VATICANO,
El miércoles pasado, meditamos sobre el deseo de Dios que el ser humano lleva en lo más profundo de sí mismo. Hoy me gustaría seguir profundizando con ustedes este aspecto y meditando brevemente sobre algunas vías para llegar al conocimiento de Dios:
Pero quisiera recordar que la iniciativa de Dios precede siempre cualquier iniciativa del hombre, y también en el camino hacia Él, es Él el primero que nos ilumina, nos orienta y guía, respetando nuestra libertad.
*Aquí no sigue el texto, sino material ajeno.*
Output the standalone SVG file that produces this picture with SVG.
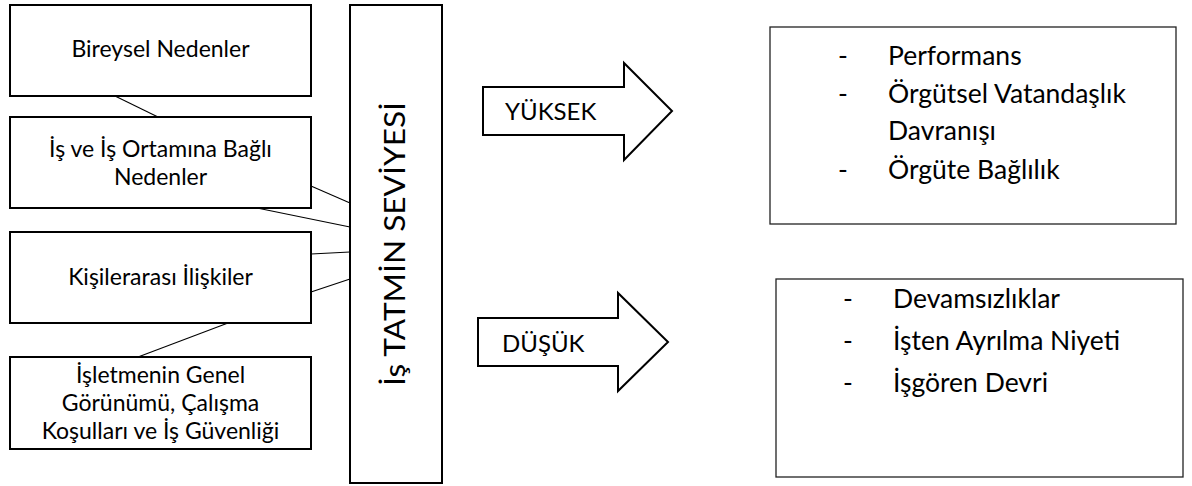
<svg xmlns="http://www.w3.org/2000/svg" width="1192" height="486" viewBox="0 0 1192 486">
<style>
.box{fill:#fff;stroke:#000;stroke-width:2}
.rbox{fill:#fff;stroke:#222;stroke-width:1.3}
.arrow{fill:#fff;stroke:#000;stroke-width:2;stroke-linejoin:miter}
.conn{stroke:#000;stroke-width:1.1;fill:none}
text{font-family:Lato,"Open Sans",sans-serif;fill:#000}
.lt{font-size:23px;text-anchor:middle}
.at{font-size:24px}
.rt{font-size:26.5px}
</style>
<rect width="1192" height="486" fill="#fff"/>
<g id="connectors">
<line class="conn" x1="115" y1="96" x2="158" y2="117"/>
<line class="conn" x1="311" y1="186" x2="350" y2="203"/>
<line class="conn" x1="257" y1="208" x2="350" y2="227"/>
<line class="conn" x1="311" y1="254" x2="350" y2="252"/>
<line class="conn" x1="311" y1="292" x2="350" y2="279"/>
<line class="conn" x1="228" y1="323" x2="138" y2="357"/>
</g>
<g id="bireysel">
<rect class="box" x="10" y="5" width="301" height="91"/>
<text class="lt" x="160.5" y="57">Bireysel Nedenler</text>
</g>
<g id="is-ortami">
<rect class="box" x="10" y="117" width="301" height="91"/>
<text class="lt" x="160.5" y="157">İş ve İş Ortamına Bağlı</text>
<text class="lt" x="160.5" y="185">Nedenler</text>
</g>
<g id="kisilerarasi">
<rect class="box" x="10" y="232" width="301" height="91"/>
<text class="lt" x="160.5" y="285">Kişilerarası İlişkiler</text>
</g>
<g id="isletme">
<rect class="box" x="10" y="357" width="301" height="92"/>
<text class="lt" x="160.5" y="383">İşletmenin Genel</text>
<text class="lt" x="160.5" y="411">Görünümü, Çalışma</text>
<text class="lt" x="160.5" y="439">Koşulları ve İş Güvenliği</text>
</g>
<g id="tatmin">
<rect class="box" x="350" y="5" width="92" height="478"/>
<text x="0" y="0" font-size="29" text-anchor="middle" textLength="284" lengthAdjust="spacingAndGlyphs" transform="translate(405,244) rotate(-90)">İş TATMİN SEVİYESİ</text>
</g>
<g id="yuksek">
<path class="arrow" d="M483,87 H624 V63 L672,111 L624,160 V135 H483 Z"/>
<text class="at" x="505" y="120">YÜKSEK</text>
</g>
<g id="dusuk">
<path class="arrow" d="M478,318 H618 V293 L668,342 L618,391 V366 H478 Z"/>
<text class="at" x="502" y="352">DÜŞÜK</text>
</g>
<g id="olumlu">
<rect class="rbox" x="770" y="27" width="406" height="197"/>
<text class="rt" x="838" y="65">-</text>
<text class="rt" x="888" y="65">Performans</text>
<text class="rt" x="838" y="103">-</text>
<text class="rt" x="888" y="103">Örgütsel Vatandaşlık</text>
<text class="rt" x="888" y="140">Davranışı</text>
<text class="rt" x="838" y="179">-</text>
<text class="rt" x="888" y="179">Örgüte Bağlılık</text>
</g>
<g id="olumsuz">
<rect class="rbox" x="776" y="279" width="407" height="198"/>
<text class="rt" x="843" y="308">-</text>
<text class="rt" x="893" y="308">Devamsızlıklar</text>
<text class="rt" x="843" y="350">-</text>
<text class="rt" x="893" y="350">İşten Ayrılma Niyeti</text>
<text class="rt" x="843" y="392">-</text>
<text class="rt" x="893" y="392">İşgören Devri</text>
</g>
</svg>
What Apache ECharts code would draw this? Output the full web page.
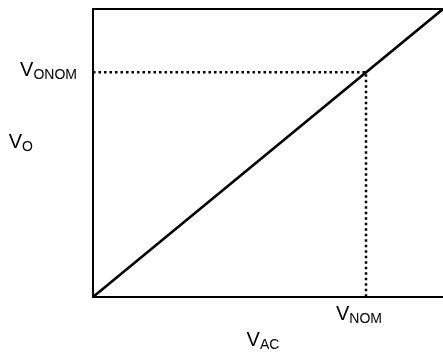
<!DOCTYPE html>
<html>
<head>
<meta charset="utf-8">
<script src="https://cdn.jsdelivr.net/npm/echarts@6/dist/echarts.min.js"></script>
<style>
  html, body { margin: 0; padding: 0; background: #fff; }
  #chart { width: 443px; height: 352px; }
</style>
</head>
<body>
<div id="chart"></div>
<script>
// 数据
const vacValues = [0, 1];          // V_AC (归一化)
const voValues = [0, 1];           // V_O (归一化)
const nominal = 0.78;              // V_NOM / V_ONOM 位置
const dottedX = [0, nominal, nominal];
const dottedY = [nominal, nominal, 0];
const xTickLabels = ['NOM'];
const yTickLabels = ['ONOM'];

const chart = echarts.init(document.getElementById('chart'));

const rich = {
  v: { fontSize: 20, lineHeight: 24, fontFamily: 'Liberation Sans', color: '#000' },
  s: { fontSize: 14, lineHeight: 14, verticalAlign: 'bottom', fontFamily: 'Liberation Sans', color: '#000' }
};
const sub = (s) => '{v|V}{s|' + s + '}';

const hideAxis = {
  splitLine: { show: false },
  axisTick: { show: false }
};

chart.setOption({
  animation: false,
  grid: { left: 93, right: 0, top: 9, bottom: 55, outerBoundsMode: 'none', containLabel: false },
  xAxis: [
    {
      type: 'value', min: 0, max: 1, ...hideAxis,
      axisLine: { lineStyle: { color: '#000', width: 2 } },
      axisLabel: {
        customValues: [nominal],
        margin: 5,
        formatter: () => sub(xTickLabels[0]),
        rich: rich,
        padding: [0, 14, 0, 0]
      },
      name: sub('AC'),
      nameLocation: 'middle',
      nameGap: 31,
      nameMoveOverlap: false,
      nameTextStyle: { rich: rich, padding: [0, 10, 0, 0] }
    },
    {
      type: 'value', min: 0, max: 1, position: 'top', ...hideAxis,
      axisLine: { lineStyle: { color: '#000', width: 2 } },
      axisLabel: { show: false }
    }
  ],
  yAxis: {
    type: 'value', min: 0, max: 1, ...hideAxis,
    axisLine: { lineStyle: { color: '#000', width: 2 } },
    axisLabel: {
      customValues: [nominal],
      margin: 16,
      formatter: () => sub(yTickLabels[0]),
      rich: rich,
      padding: [0, 0, 4, 0]
    },
    name: sub('O'),
    nameLocation: 'middle',
    nameRotate: 0,
    nameGap: 60,
    nameMoveOverlap: false,
    nameTextStyle: { rich: rich, padding: [0, 0, 22, 0] }
  },
  series: [
    {
      type: 'line',
      data: vacValues.map((x, i) => [x, voValues[i]]),
      symbol: 'none',
      lineStyle: { color: '#000', width: 2.6 },
      z: 3
    },
    {
      type: 'line',
      data: dottedX.map((x, i) => [x, dottedY[i]]),
      symbol: 'none',
      lineStyle: { color: '#000', width: 2.5, type: [2.5, 3] },
      z: 2
    }
  ]
});
</script>
</body>
</html>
Así como es siempre Él, el que nos hace entrar en intimidad con Él mismo, revelándose y donándonos la gracia de poder acoger esta revelación en la fe.
No olvidemos nunca la experiencia de San Agustín: "no somos nosotros los que poseemos la Verdad después de haberla buscado, sino que es la Verdad la que nos busca y nos posee".
Pero, hay vías que pueden abrir el corazón del hombre al conocimiento de Dios, hay signos que conducen a Dios. Por supuesto, a menudo corremos el riesgo de quedar deslumbrados, por el brillo de la mundanidad, que nos hace menos capaces de recorrer algunos caminos o de leer esos signos.
Sin embargo, Dios no se cansa de buscarnos, es fiel al hombre que ha creado y redimido, permanece cerca de nuestras vidas, porque nos ama. Ésta es una certeza que nos debe acompañar todos los días, a pesar de que ciertas mentalidades difusas dificulten la misión de la Iglesia y de los cristianos de comunicar la alegría del Evangelio a todas las criaturas y de conducir a todos al encuentro con Jesús, único Salvador del mundo.
Sin embargo, ésta es nuestra misión, es la misión de la Iglesia y cada creyente debe vivirla con alegría, sintiéndola como propia, a través de una vida verdaderamente animada por la fe y marcada por la caridad, por el servicio a Dios y a los demás, y capaz de irradiar esperanza. Esta misión resplandece sobre todo en la santidad, a la que todos estamos llamados.